Pictures appear in the records below; write out everything else exactly.
────────────────────────────────────────
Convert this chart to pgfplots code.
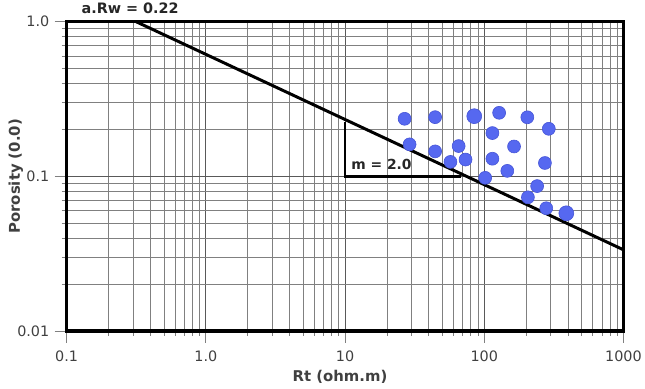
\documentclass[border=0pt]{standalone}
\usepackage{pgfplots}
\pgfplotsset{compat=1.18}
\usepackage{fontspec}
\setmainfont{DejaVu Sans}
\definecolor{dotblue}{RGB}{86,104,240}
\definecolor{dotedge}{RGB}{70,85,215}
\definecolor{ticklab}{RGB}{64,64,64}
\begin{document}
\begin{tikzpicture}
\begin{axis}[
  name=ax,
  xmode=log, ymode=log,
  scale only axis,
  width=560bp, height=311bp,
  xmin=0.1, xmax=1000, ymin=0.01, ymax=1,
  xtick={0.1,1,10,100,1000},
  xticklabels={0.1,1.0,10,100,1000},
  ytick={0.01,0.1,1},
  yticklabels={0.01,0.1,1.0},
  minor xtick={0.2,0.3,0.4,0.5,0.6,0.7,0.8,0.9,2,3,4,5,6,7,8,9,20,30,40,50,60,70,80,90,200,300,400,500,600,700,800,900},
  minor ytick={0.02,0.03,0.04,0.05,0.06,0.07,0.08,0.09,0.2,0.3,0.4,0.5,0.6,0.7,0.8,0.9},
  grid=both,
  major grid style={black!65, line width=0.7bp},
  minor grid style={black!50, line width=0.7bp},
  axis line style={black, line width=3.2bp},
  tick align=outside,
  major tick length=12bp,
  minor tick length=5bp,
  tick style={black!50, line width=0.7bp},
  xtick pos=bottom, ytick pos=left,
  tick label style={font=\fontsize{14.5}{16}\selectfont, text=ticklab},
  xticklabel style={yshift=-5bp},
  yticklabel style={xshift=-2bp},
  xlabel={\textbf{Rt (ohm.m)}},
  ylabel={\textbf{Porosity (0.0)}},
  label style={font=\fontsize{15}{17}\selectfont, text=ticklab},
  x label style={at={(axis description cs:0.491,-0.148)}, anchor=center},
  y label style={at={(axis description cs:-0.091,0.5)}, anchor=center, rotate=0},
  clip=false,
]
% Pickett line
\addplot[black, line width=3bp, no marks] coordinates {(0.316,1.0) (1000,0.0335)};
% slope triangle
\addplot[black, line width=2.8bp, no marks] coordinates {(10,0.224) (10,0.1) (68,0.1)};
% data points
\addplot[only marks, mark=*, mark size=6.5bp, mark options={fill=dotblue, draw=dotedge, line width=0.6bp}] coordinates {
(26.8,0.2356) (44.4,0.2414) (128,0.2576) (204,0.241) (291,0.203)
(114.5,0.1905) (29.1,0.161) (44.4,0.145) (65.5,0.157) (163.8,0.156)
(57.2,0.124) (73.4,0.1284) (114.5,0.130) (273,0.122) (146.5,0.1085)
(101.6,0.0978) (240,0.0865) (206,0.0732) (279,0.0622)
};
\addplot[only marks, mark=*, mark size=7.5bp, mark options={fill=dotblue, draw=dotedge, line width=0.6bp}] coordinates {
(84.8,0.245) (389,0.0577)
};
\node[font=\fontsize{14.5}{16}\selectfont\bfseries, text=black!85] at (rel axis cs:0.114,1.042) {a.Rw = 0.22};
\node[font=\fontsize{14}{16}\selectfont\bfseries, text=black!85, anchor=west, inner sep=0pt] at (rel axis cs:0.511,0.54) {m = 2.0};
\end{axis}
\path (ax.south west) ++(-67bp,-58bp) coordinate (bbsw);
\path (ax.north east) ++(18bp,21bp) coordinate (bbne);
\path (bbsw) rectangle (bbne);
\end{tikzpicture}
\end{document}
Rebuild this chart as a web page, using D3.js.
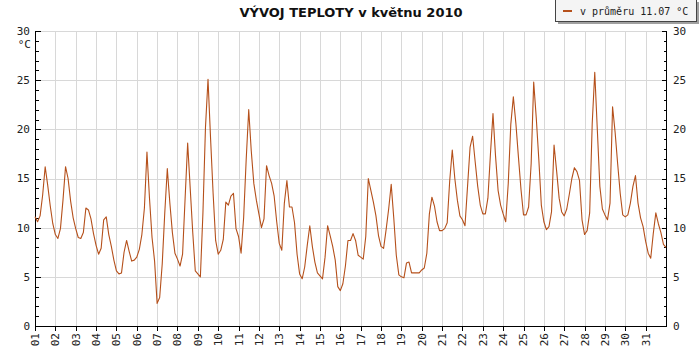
────────────────────────────────────────
_Task result_:
Convert this chart to pgfplots code.
\documentclass[border=0pt]{standalone}
\usepackage{pgfplots}
\pgfplotsset{compat=1.18}
\usepackage{fontspec}
\setmainfont{DejaVu Sans}
\definecolor{dotblue}{RGB}{86,104,240}
\definecolor{dotedge}{RGB}{70,85,215}
\definecolor{ticklab}{RGB}{64,64,64}
\begin{document}
\begin{tikzpicture}
\begin{axis}[
  name=ax,
  xmode=log, ymode=log,
  scale only axis,
  width=560bp, height=311bp,
  xmin=0.1, xmax=1000, ymin=0.01, ymax=1,
  xtick={0.1,1,10,100,1000},
  xticklabels={0.1,1.0,10,100,1000},
  ytick={0.01,0.1,1},
  yticklabels={0.01,0.1,1.0},
  minor xtick={0.2,0.3,0.4,0.5,0.6,0.7,0.8,0.9,2,3,4,5,6,7,8,9,20,30,40,50,60,70,80,90,200,300,400,500,600,700,800,900},
  minor ytick={0.02,0.03,0.04,0.05,0.06,0.07,0.08,0.09,0.2,0.3,0.4,0.5,0.6,0.7,0.8,0.9},
  grid=both,
  major grid style={black!65, line width=0.7bp},
  minor grid style={black!50, line width=0.7bp},
  axis line style={black, line width=3.2bp},
  tick align=outside,
  major tick length=12bp,
  minor tick length=5bp,
  tick style={black!50, line width=0.7bp},
  xtick pos=bottom, ytick pos=left,
  tick label style={font=\fontsize{14.5}{16}\selectfont, text=ticklab},
  xticklabel style={yshift=-5bp},
  yticklabel style={xshift=-2bp},
  xlabel={\textbf{Rt (ohm.m)}},
  ylabel={\textbf{Porosity (0.0)}},
  label style={font=\fontsize{15}{17}\selectfont, text=ticklab},
  x label style={at={(axis description cs:0.491,-0.148)}, anchor=center},
  y label style={at={(axis description cs:-0.091,0.5)}, anchor=center, rotate=0},
  clip=false,
]
% Pickett line
\addplot[black, line width=3bp, no marks] coordinates {(0.316,1.0) (1000,0.0335)};
% slope triangle
\addplot[black, line width=2.8bp, no marks] coordinates {(10,0.224) (10,0.1) (68,0.1)};
% data points
\addplot[only marks, mark=*, mark size=6.5bp, mark options={fill=dotblue, draw=dotedge, line width=0.6bp}] coordinates {
(26.8,0.2356) (44.4,0.2414) (128,0.2576) (204,0.241) (291,0.203)
(114.5,0.1905) (29.1,0.161) (44.4,0.145) (65.5,0.157) (163.8,0.156)
(57.2,0.124) (73.4,0.1284) (114.5,0.130) (273,0.122) (146.5,0.1085)
(101.6,0.0978) (240,0.0865) (206,0.0732) (279,0.0622)
};
\addplot[only marks, mark=*, mark size=7.5bp, mark options={fill=dotblue, draw=dotedge, line width=0.6bp}] coordinates {
(84.8,0.245) (389,0.0577)
};
\node[font=\fontsize{14.5}{16}\selectfont\bfseries, text=black!85] at (rel axis cs:0.114,1.042) {a.Rw = 0.22};
\node[font=\fontsize{14}{16}\selectfont\bfseries, text=black!85, anchor=west, inner sep=0pt] at (rel axis cs:0.511,0.54) {m = 2.0};
\end{axis}
\path (ax.south west) ++(-67bp,-58bp) coordinate (bbsw);
\path (ax.north east) ++(18bp,21bp) coordinate (bbne);
\path (bbsw) rectangle (bbne);
\end{tikzpicture}
\end{document}
Rebuild this chart as a web page, using D3.js.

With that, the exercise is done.